A Real Family Event
13.11.2016 - 13.11.2016 64 °F
November 15 is Shichi Go San (literally, 7 5 3) in Japan. This unofficial holiday commemorates the passage of 3 and 5 yr old boys and 3 and 7 yr old girls into the next stage of their childhoods. To celebrate, Japanese families often dress up the kids of those ages in traditional garb and on the weekend nearest November 15, head out to a Shinto shrine for a massive photo event. We were in Tokyo the weekend before November 15, so with our Tokyo friends, Jeff and Mutsumi , we headed out to Meiji Shrine to catch the action.
Meiji Shrine was erected to honor the memory of Emperor Meiji and his empress. The emperor ruled until 1912 and was basically responsible for bringing Japan into the then modern world. The area where the shrine is is covered with 120,000 trees of 365 different species, all evergreen, although as far as we could see, none were coniferous. By now those trees are more than 90 years old and create a really wonderful canopy that must be pleasantly cooling on a hot day.
We were not disappointed by the crowd. There must have been several dozen little girls and boys dressed to the nines, surrounded by proud parents and grandparents, many of whom also were dressed up. Even siblings who were not the correct age or whose parents decided not to put them into traditional dress were in their best clothes.

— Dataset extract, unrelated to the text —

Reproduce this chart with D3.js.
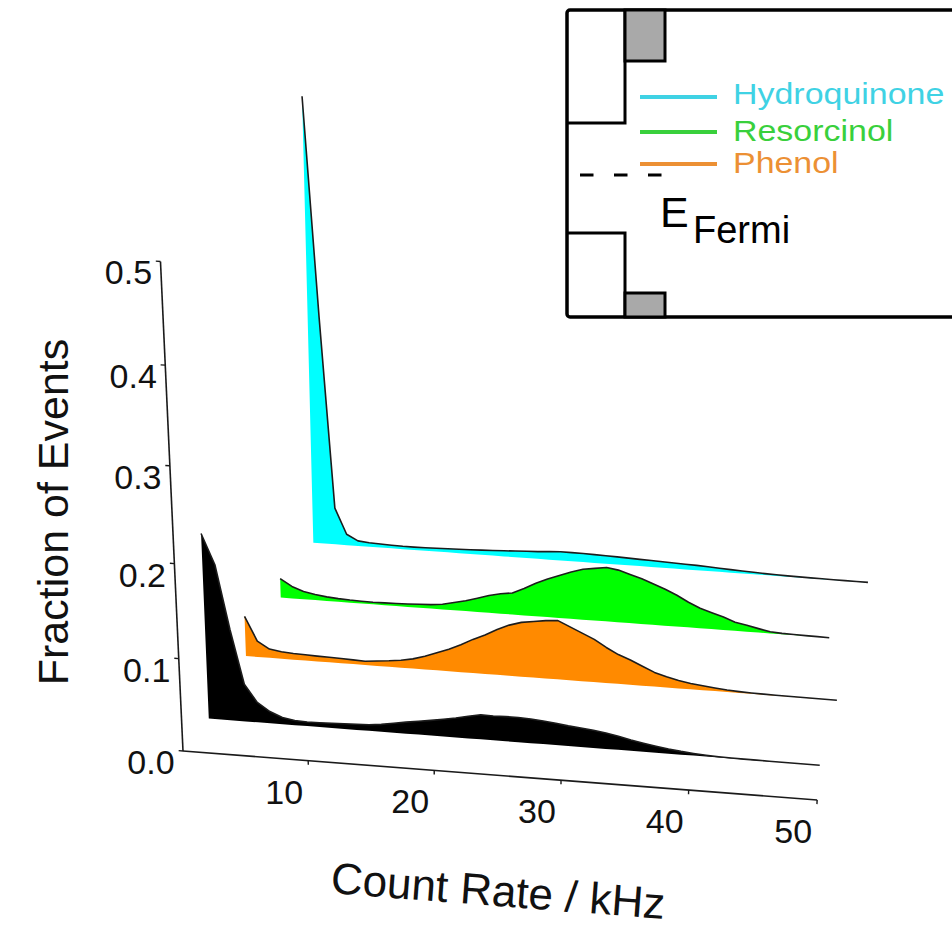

Some families took their own photos. Others had hired professional photographers.While some children reveled in the event or seemed at least quite confident , others, especially the younger ones, had a harder time dealing with the stress of being dressed up in strange clothes for the first time, with strange people taking photos of them. For example, these two sisters were having their photos taken by a professional photographer, not to mention dozens of other people who they had never seen before and never would again. What they really looked like at this point was this. After this, dad called a time out and came out to hug his youngest. This, and the professional photographer's tricks in photographing young children, seemed to work magic, and the girls--at least momentarily felt better. Some kids needed a parent close by to get through the photo ordeal. And some endured the event with resigned patience , although a tear or two sometimes slipped by. (Note: Dick took these photos with a telephoto lens. The girls probably never even saw him)
The day was also an auspicious one for weddings. A shrine official told our friend Mutsumi they were doing 20 weddings that day. For these expensive weddings, female guests wear kimonos.
At the end of a lovely day, it was time for everyone to go home.